Opposition growing to LNG project near Baltimore

Published 27 May 2009

Virginia-based gas company AES wants to build a liquefied natural gas terminal in eastern Baltimore County; the Federal Energy Regulatory Commission placed 169 conditions, mostly related to safety and environment, on its approval of the project; residents in the neighboring communities say the company is far from meeting these conditions

Here is another example of it is not easy to balance the requirements of security with those of prosperity and jobs. Opponents of a liquefied natural gas terminal in eastern Baltimore County stepped up their attacks Tuesday, hosting an appearance by a former CIA officer who said the $400 million project lacks critical safeguards and raises the specter of terrorism and piracy. The more I looked into this project, the more I thought the company building it does not care about the safety implications,” said Charles Faddis, who retired a year ago as chief of the CIA’s anti-terrorism unit and is a security consultant, based in Davidsonville, and a writer who has published two books on security issues.

Baltimore Sun’s Mary Gail Hare writes that Faddis spoke yesterday at a news conference, organized by the LNG Opposition Team, that was attended by several dozen residents, many of whom live near the Sparrows Point location where the terminal would be built. The team is battling AES Corp., the Arlington, Virginia-based gas company that plans to build the terminal and an 88-mile pipeline from it through Maryland to Pennsylvania.

The Federal Energy Regulatory Commission (FERC) gave AES conditional approval in January, but it has yet to reply to the dozen appeals of that decision and demands for a rehearing. “We are still fighting this thing,” said Russell Donnelly, team leader, who organized the news conference at the Fleming Center, a community activities building in Turners Station. “We could lose more than we would ever gain from this project.”

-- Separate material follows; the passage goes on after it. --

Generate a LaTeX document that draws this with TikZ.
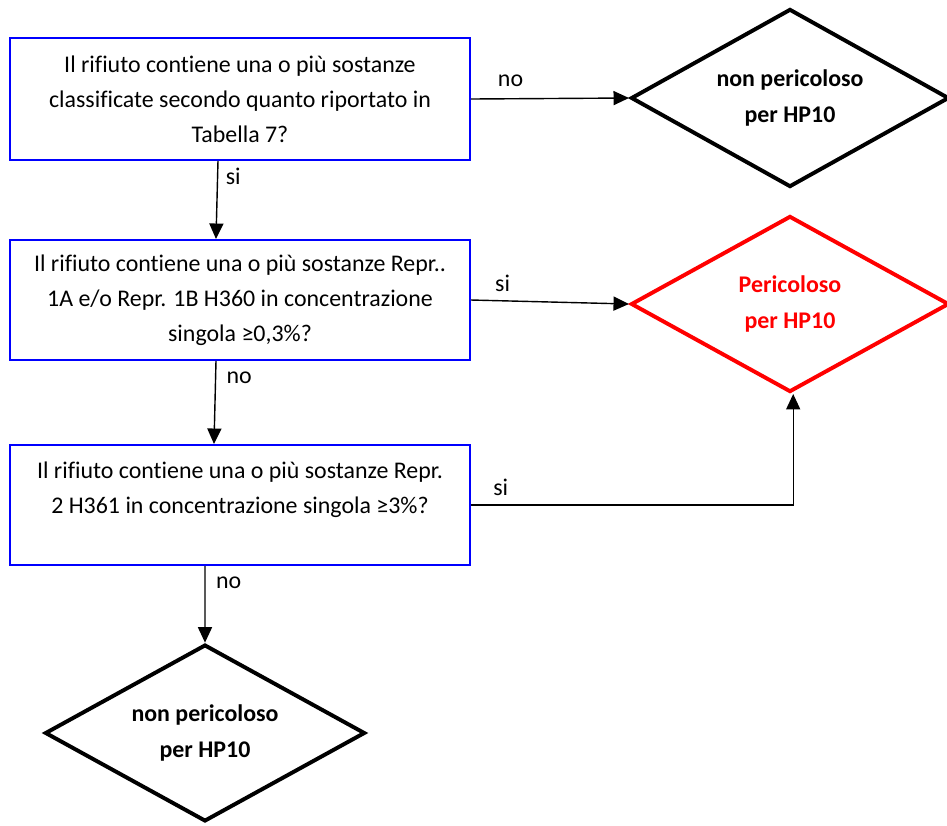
\documentclass[tikz,border=0pt]{standalone}
\usepackage{fontspec}
\setmainfont{Carlito}[RawFeature=-liga]
\usetikzlibrary{shapes.geometric,arrows.meta}
\begin{document}
\begin{tikzpicture}[x=0.025cm,y=-0.025cm,>={Triangle[length=11pt,width=10pt]},
  every node/.style={font=\fontsize{17pt}{25pt}\selectfont},
  question/.style={draw=blue,line width=1.4pt,minimum width=11.5cm,minimum height=3cm,align=center,inner sep=0pt},
  verdict/.style={diamond,aspect=2,draw,line width=2.8pt,minimum width=7.95cm,minimum height=4.45cm,inner sep=0pt,align=center,font=\fontsize{17pt}{26pt}\selectfont\bfseries},
  flow/.style={->,line width=1pt}]
\useasboundingbox (0,0) rectangle (947,825);
\node[question,minimum height=3.05cm] (q1) at (240,99) {Il rifiuto contiene una o più sostanze\\classificate secondo quanto riportato in\\Tabella 7?};
\node[question] (q2) at (240,300) {Il rifiuto contiene una o più sostanze Repr..\\1A e/o Repr. 1B H360 in concentrazione\\singola ≥0,3\%?};
\node[question] (q3) at (240,505) {Il rifiuto contiene una o più sostanze Repr.\\2 H361 in concentrazione singola ≥3\%?\\\mbox{}};
\node[verdict]           (safe1) at (790,98)  {non pericoloso\\per HP10};
\node[verdict,draw=red,text=red,minimum height=4.4cm] (haz) at (790,304) {Pericoloso\\per HP10};
\node[verdict,minimum width=8cm,minimum height=4.42cm] (safe2) at (205,733) {non pericoloso\\per HP10};
% collegamenti
\draw[flow] (q1.east) -- (safe1.west) node[pos=0.25,above=5pt] {no};
\draw[flow] ([xshift=-0.55cm]q1.south) -- ([xshift=-0.6cm]q2.north) node[pos=0.2,right=2pt] {si};
\draw[flow] (q2.east) -- (haz.west) node[pos=0.2,above=3pt] {si};
\draw[flow] ([xshift=-0.6cm]q2.south) -- ([xshift=-0.65cm]q3.north) node[pos=0.2,right=4pt] {no};
\draw[flow] (q3.east) -| ([xshift=0.08cm]haz.south) node[pos=0.046,above=3pt] {si};
\draw[flow] ([xshift=-0.875cm]q3.south) -- (safe2.north) node[pos=0.22,right=4pt] {no};
\end{tikzpicture}
\end{document}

While researching a book on liquefied natural gas, Faddis met Donnelly and volunteered to help his cause. Faddis said he visited the proposed site, near where the Patapsco River meets the Chesapeake Bay, and pored over hundreds of pages of documents.

FERC, which placed 169 conditions, mostly related to safety and environment, on its approval of the project, accepted Faddis’s testimony on securing the ships, the terminal, and the pipeline from the threat of terrorism. AES, which unsuccessfully opposed adding Faddis’ testimony to the record, said Tuesday that it would have no comment. “AES wants to build this facility without putting in meaningful safeguards to stand up to terrorist threats,” Faddis said.

In his talk yesterday, Faddis raised the issue of piracy, tying recent incidents on the Indian Ocean to what could happen on the Chesapeake Bay.

Tom Suneson, spokesman for the Marine Engineers Beneficial Association, a union that supports AES, called that theory alarmist and far-fetched. “Pirates are found in lawless places, where there is a total breakdown in society,” Suneson said. “These people are raising alarms and creating fear where it does not belong. This project will bring work to the port and plenty of jobs. We need this gas and we need the tankers to bring it in.”

The possibility of terrorism or catastrophic accident outweighs the promise of jobs, said state Sen. Norman Stone Jr., who attended the meeting. Faddis’s expertise “lends credence to what we know could happen here,” Stone said.

Many questioned the location of a terminal so close to their communities. AES has consistently minimized the dangers of its project, said Alice Mason of Turners Station. “They are telling us we are expendable,” she said. “Meetings like this tell us this is not a done deal and we need to keep fighting.”